Apa yang sebenarnya terjadi aku juga kurang tahu pasti. Tadinya ku pikir itu semacam perasaan self pity (sedih mengingat kemalangan diri) yang sepertinya mencoba "mencintai" negeri dengan berbuat secerdas mungkin untuk memperbaiki keadaan tapi ternyata tidak di"waro" oleh sang ibu pertiwi. Seolah-olah seperti perasaan cinta bertepuk sebelah tangan. Tapi dipikir-pikir lebih panjang: sebenarnya bukan ibu pertiwinya yang tidak menghargai/tidak mengapresiasi/tidak me"waro" aku, tapi para pemegang kendali atas berjalan lancarnya urusan negeri ini yang tidak peduli, sehingga apa yang kulakukan untuk ibu pertiwi jadinya seperti sia-sia. Begitulah. Maka berdleweran lah air mata ketika memandang dengan haru dan bangga bendera merah putih berkibar sambil menyanyikan Indonesia raya.
Memang, sih, tidak terlalu sering aku ikutan upacara bendera 17 Agustusan seperti hari ini. Tahun lalu dan tahun sebelumnya seingatku aku di ada lapangan (delta Mahakam), jadi nggak ikut upacara di mana pun juga. Tapi tiga tahun yang lalu (2014) aku sempat juga ikut upacara bendera di RW kalau nggak salah — nah waktu itu aku juga mewek-mewek nahan tangisku karena rasa campur aduk di dadaku.
Dulu ketika masih menjadi pegawai selama 17 tahunan dari 1984-2000 sebenarnya sudah ada bibit-bibit melankolis itu setiap kali upacara bendera 17an, tapi gak sekenceng dan sekuat perasaan beberapa tahun terakhir ini. Mungkin karena makin lama aku makin tua. Atau karena terlalu banyak beban numpuk di jiwa yang terkait dengan kekecewaan-kekecewaan atas kondisi negara tapi seolah aku gak bisa melakukan apa pun juga untuk memperbaikinya. Entah lah.

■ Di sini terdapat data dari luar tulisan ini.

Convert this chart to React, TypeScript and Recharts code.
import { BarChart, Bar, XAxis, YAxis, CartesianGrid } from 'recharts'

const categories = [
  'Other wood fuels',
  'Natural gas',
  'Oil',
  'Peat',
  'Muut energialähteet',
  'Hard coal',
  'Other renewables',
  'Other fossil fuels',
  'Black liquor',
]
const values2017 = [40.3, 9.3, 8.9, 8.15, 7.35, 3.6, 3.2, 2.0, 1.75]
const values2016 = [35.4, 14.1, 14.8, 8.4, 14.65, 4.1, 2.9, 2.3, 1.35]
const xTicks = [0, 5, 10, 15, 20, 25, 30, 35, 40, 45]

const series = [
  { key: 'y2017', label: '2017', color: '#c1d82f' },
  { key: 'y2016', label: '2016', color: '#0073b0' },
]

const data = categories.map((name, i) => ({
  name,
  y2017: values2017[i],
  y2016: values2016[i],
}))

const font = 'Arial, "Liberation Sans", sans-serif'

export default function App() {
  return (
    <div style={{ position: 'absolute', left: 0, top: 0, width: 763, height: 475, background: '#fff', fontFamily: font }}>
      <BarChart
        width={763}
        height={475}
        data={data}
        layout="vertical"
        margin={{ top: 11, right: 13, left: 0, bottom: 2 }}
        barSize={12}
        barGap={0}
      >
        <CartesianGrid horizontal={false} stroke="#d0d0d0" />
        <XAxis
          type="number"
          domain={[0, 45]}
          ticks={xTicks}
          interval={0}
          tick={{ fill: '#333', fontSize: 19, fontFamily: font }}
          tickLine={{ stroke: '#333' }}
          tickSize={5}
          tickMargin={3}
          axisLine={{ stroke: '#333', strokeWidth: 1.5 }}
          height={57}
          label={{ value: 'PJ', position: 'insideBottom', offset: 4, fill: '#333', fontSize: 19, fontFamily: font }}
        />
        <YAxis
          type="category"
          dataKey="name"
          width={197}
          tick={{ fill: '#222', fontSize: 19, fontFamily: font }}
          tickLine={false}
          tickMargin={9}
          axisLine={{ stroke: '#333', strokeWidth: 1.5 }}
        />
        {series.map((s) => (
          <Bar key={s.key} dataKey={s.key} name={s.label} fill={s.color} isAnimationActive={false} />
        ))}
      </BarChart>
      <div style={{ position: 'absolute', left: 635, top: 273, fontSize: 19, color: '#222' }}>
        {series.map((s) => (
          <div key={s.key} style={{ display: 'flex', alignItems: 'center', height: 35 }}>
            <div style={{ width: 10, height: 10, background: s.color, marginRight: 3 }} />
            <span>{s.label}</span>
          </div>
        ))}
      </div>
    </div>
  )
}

Malam ini tadi juga, dalam acara peluncuran buku Napas Anak Merdeka: In Memoriam Leo Kristi; acara resmi dimulai dengan menyanyikan lagu Indonesia Raya tiga stanza. Dan lagi-lagi air mata berdleweran di wajahku. Kadang-kadang terlintas wajah almarhum bapakku dengan seragam hitam-hitam TRIP-nya. Lalu ungkapan-ungkapan retoris itu menggema berulang-ulang di rongga kepala: "kasihan, deh, kamu Yang .... seberapa pun cintamu pada ibu pertiwi yang sedang susah ini, seberapa pun mampu kau pikir otakmu untuk membenahi karut-marutnya, tetap saja kamu harus lihat kenyataan: rohmu, jiwamu, auramu belum lah terlalu kuat untuk menerobos segala barier kepentingan oligarki bisnis politik kekuasaan yang sedang berlupa, sedang semu berbangga, sedang merasa paling benar dengan segala tindakan dan firmannya". ..... Lagi-lagi hari ini 17 Agustus 2017, aku terisak menyanyikan lagu Indonesia Raya.

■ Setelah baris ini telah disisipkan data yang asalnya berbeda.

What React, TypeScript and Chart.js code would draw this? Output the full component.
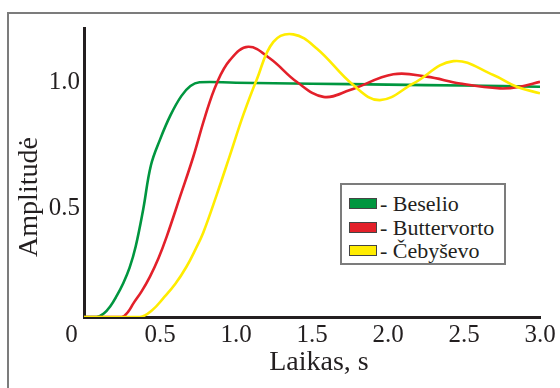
import React, { useEffect, useRef } from 'react';
import { Chart, registerables } from 'chart.js';

Chart.register(...registerables);

const seriesNames = ['Beselio', 'Buttervorto', 'Čebyševo'];
const seriesColors = ['#00963f', '#e3202a', '#ffec00'];
const xTicks = [0, 0.5, 1.0, 1.5, 2.0, 2.5, 3.0];
const yTicks = [0.5, 1.0];
const xTitle = 'Laikas, s';
const yTitle = 'Amplitudė';

const besselT = [0, 0.083, 0.13, 0.171, 0.215, 0.259, 0.3, 0.34, 0.39, 0.44, 0.5, 0.57, 0.64, 0.7, 0.76, 1.0, 1.5, 2.0, 2.5, 3.0];
const besselV = [0, 0, 0.015, 0.044, 0.09, 0.145, 0.21, 0.3, 0.46, 0.645, 0.755, 0.86, 0.94, 0.983, 0.999, 0.997, 0.993, 0.989, 0.985, 0.98];

const butterT = [0, 0.248, 0.29, 0.325, 0.38, 0.434, 0.49, 0.544, 0.632, 0.719, 0.796, 0.873, 0.961, 1.081, 1.224, 1.399, 1.575, 1.75, 2.035, 2.254, 2.474, 2.737, 2.868, 3.0];
const butterV = [0, 0, 0.022, 0.058, 0.11, 0.172, 0.25, 0.342, 0.512, 0.682, 0.852, 0.994, 1.094, 1.15, 1.1, 1.001, 0.937, 0.966, 1.033, 1.023, 0.994, 0.973, 0.98, 1.001];

const chebT = [0, 0.368, 0.45, 0.522, 0.6, 0.675, 0.735, 0.785, 0.873, 0.961, 1.048, 1.136, 1.246, 1.377, 1.531, 1.772, 1.947, 2.167, 2.43, 2.693, 2.847, 3.0];
const chebV = [0, 0, 0.03, 0.08, 0.14, 0.215, 0.29, 0.36, 0.52, 0.69, 0.86, 1.01, 1.171, 1.203, 1.143, 0.987, 0.923, 0.994, 1.089, 1.03, 0.98, 0.952];

const seriesT = [besselT, butterT, chebT];
const seriesV = [besselV, butterV, chebV];

const FONT = '"Liberation Serif", "Times New Roman", serif';
const INK = '#231f20';

export default function App() {
  const canvasRef = useRef<HTMLCanvasElement | null>(null);

  useEffect(() => {
    const canvas = canvasRef.current;
    if (!canvas) return;
    const datasets = seriesNames.map((name, i) => ({
      label: name,
      data: seriesT[i].map((t, j) => ({ x: t, y: seriesV[i][j] })),
      borderColor: seriesColors[i],
      backgroundColor: seriesColors[i],
      borderWidth: 2.6,
      pointRadius: 0,
      tension: 0.4,
      fill: false,
      order: seriesNames.length - i,
    }));
    const chart = new Chart(canvas, {
      type: 'line',
      data: { datasets },
      options: {
        animation: false,
        responsive: false,
        maintainAspectRatio: false,
        layout: { padding: { top: 28, right: 20, left: 0, bottom: 0 } },
        plugins: { legend: { display: false }, tooltip: { enabled: false } },
        scales: {
          x: {
            type: 'linear',
            min: 0,
            max: 3,
            afterFit: (s: any) => { s.height = 71; },
            afterBuildTicks: (s: any) => { s.ticks = xTicks.map((v) => ({ value: v })); },
            grid: { display: false, drawTicks: false, tickLength: 0 },
            border: { display: true, color: INK, width: 3 },
            ticks: {
              color: INK,
              font: { family: FONT, size: 25 },
              padding: 3,
              maxRotation: 0,
              autoSkip: false,
              callback: (v: any) => (Number(v) === 0 ? '0    ' : Number(v).toFixed(1)),
            },
            title: {
              display: true,
              text: '  ' + xTitle,
              color: INK,
              font: { family: FONT, size: 28 },
              padding: { top: 0, bottom: 9 },
            },
          },
          y: {
            type: 'linear',
            min: 0,
            max: 1.23,
            afterFit: (s: any) => { s.width = 84; },
            afterBuildTicks: (s: any) => { s.ticks = yTicks.map((v) => ({ value: v })); },
            grid: { display: false, drawTicks: false, tickLength: 0 },
            border: { display: true, color: INK, width: 3 },
            ticks: {
              color: INK,
              font: { family: FONT, size: 25, lineHeight: 0.68 },
              padding: 4,
              autoSkip: false,
              callback: (v: any) => (Number(v) === 0.5 ? ['', '0.5'] : Number(v).toFixed(1)),
            },
            title: {
              display: true,
              text: yTitle + '       ',
              color: INK,
              font: { family: FONT, size: 28 },
              padding: { top: 13, bottom: 0 },
            },
          },
        },
      },
    });
    return () => chart.destroy();
  }, []);

  return (
    <div style={{ position: 'fixed', left: 0, top: 0, width: 560, height: 388, background: '#fff', overflow: 'hidden' }}>
      <div
        style={{
          position: 'absolute',
          left: 7,
          top: 12,
          width: 600,
          height: 400,
          borderTop: '2px solid #7c7c7c',
          borderLeft: '2px solid #7c7c7c',
        }}
      />
      <canvas ref={canvasRef} width={560} height={388} style={{ position: 'absolute', left: 0, top: 0 }} />
      <div
        style={{
          position: 'absolute',
          left: 340,
          top: 183,
          width: 166,
          height: 82,
          boxSizing: 'border-box',
          border: '2px solid #7c7c7c',
          background: '#fff',
          paddingTop: 7,
          paddingLeft: 7,
          fontFamily: FONT,
          fontSize: 22,
          color: INK,
        }}
      >
        {seriesNames.map((name, i) => (
          <div key={name} style={{ display: 'flex', alignItems: 'center', height: 23.5, whiteSpace: 'nowrap' }}>
            <span
              style={{
                display: 'inline-block',
                width: 28,
                height: 11,
                boxSizing: 'border-box',
                border: '1px solid #444',
                background: seriesColors[i],
                marginRight: 3,
              }}
            />
            <span style={{ lineHeight: '23.5px' }}>{'- ' + name}</span>
          </div>
        ))}
      </div>
    </div>
  );
}
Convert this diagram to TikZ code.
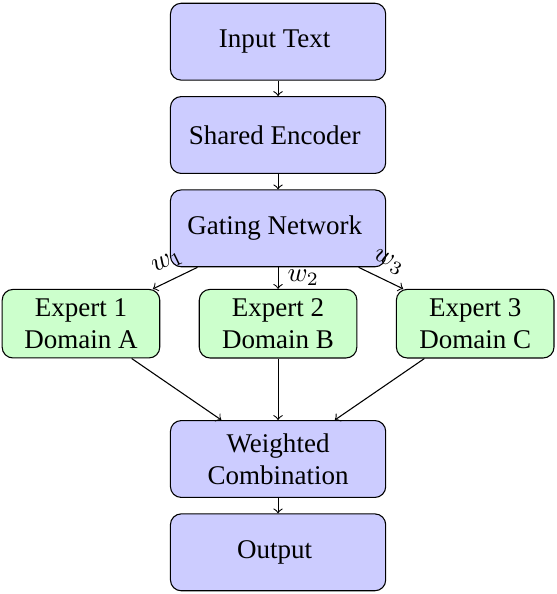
\documentclass[tikz,border=0pt]{standalone}
\usepackage[no-math]{fontspec}
\setmainfont{Liberation Serif}
\usepackage{xcolor}
\usepackage{tikz}
\usetikzlibrary{
    positioning,
    calc
}

\begin{document}
\begin{tikzpicture}[
    node distance=0.2cm,
    block/.style={
        rectangle,
        rounded corners,
        draw,
        fill=blue!20,
        align=center,
        minimum width=2.8cm,
        minimum height=1cm
    },
    expert/.style={
        rectangle,
        rounded corners,
        draw,
        fill=green!20,
        align=center,
        minimum width=2.05cm,
        minimum height=0.8cm
    },
    arrow/.style={
        ->
    }
]

% ============================================================
% INPUT AND ENCODER
% ============================================================

\node[block] (input)
{
Input Text
};

\node[block, below=of input] (encoder)
{
Shared Encoder
};

% ============================================================
% GATING
% ============================================================

\node[block, below=of encoder] (gating)
{
Gating Network
};

% ============================================================
% EXPERTS
% ============================================================

\node[expert, below=0.28cm of gating] (expert2)
{
Expert 2\\
Domain B
};

\node[expert, left=0.5cm of expert2] (expert1)
{
Expert 1\\
Domain A
};

\node[expert, right=0.5cm of expert2] (expert3)
{
Expert 3\\
Domain C
};

% ============================================================
% COMBINATION AND OUTPUT
% ============================================================

\node[block, below=0.8cm of expert2] (combine)
{
Weighted\\
Combination
};

\node[block, below=of combine] (output)
{
Output
};

% ============================================================
% CONNECTIONS
% ============================================================

\draw[arrow] (input) -- (encoder);
\draw[arrow] (encoder) -- (gating);

\draw[arrow] (gating) -- node[above, sloped] {$w_1$} (expert1);
\draw[arrow] (gating) -- node[right] {$w_2$} (expert2);
\draw[arrow] (gating) -- node[above, sloped] {$w_3$} (expert3);

\draw[arrow] (expert1) -- (combine);
\draw[arrow] (expert2) -- (combine);
\draw[arrow] (expert3) -- (combine);

\draw[arrow] (combine) -- (output);

% margins
\path ($(expert1.west |- input.north)+(-0.6pt,1pt)$)
    rectangle ($(expert3.east |- output.south)+(0.6pt,-1pt)$);

\end{tikzpicture}
\end{document}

Bukan hanya itu saja. Sebelum acara resmi peluncuran buku Napas Anak Merdeka, di sore harinya tadi: ada sesi cerita-cerita tentang almarhum Leo Imam Sukarno yang nama kesenimanannya Leo Kristi. Dalam sesi itu lagi-lagi aku terisak dleweran air mata ketika mendengar dan menghayati cerita mbak Titik Manyar tentang pengalaman batinnya dengan Leo termasuk di saat-saat akhir sebelum meninggalnya. Aku benar-benar ditunjuki Tuhan cermin di depan mata: bagaimana tulusnya cinta kasih "memberi" dan betapa luar biasanya kekuatan cinta.
Sebenarnya bisa juga dibilang agak gak nyambung: rangkaian bendera merah putih, lagu Indonesia raya, hari kemerdekaan dan isak tangis karena mendengar cerita saat-saat terakhir hidupnya Leo. Tapi bisa juga dibilang nyambung dengan benang merah: Cinta kasih merah putih ibu pertiwi .... dan air mata.
Mumpung belum lupa dan perasaan itu masih ada, kutuliskan saja.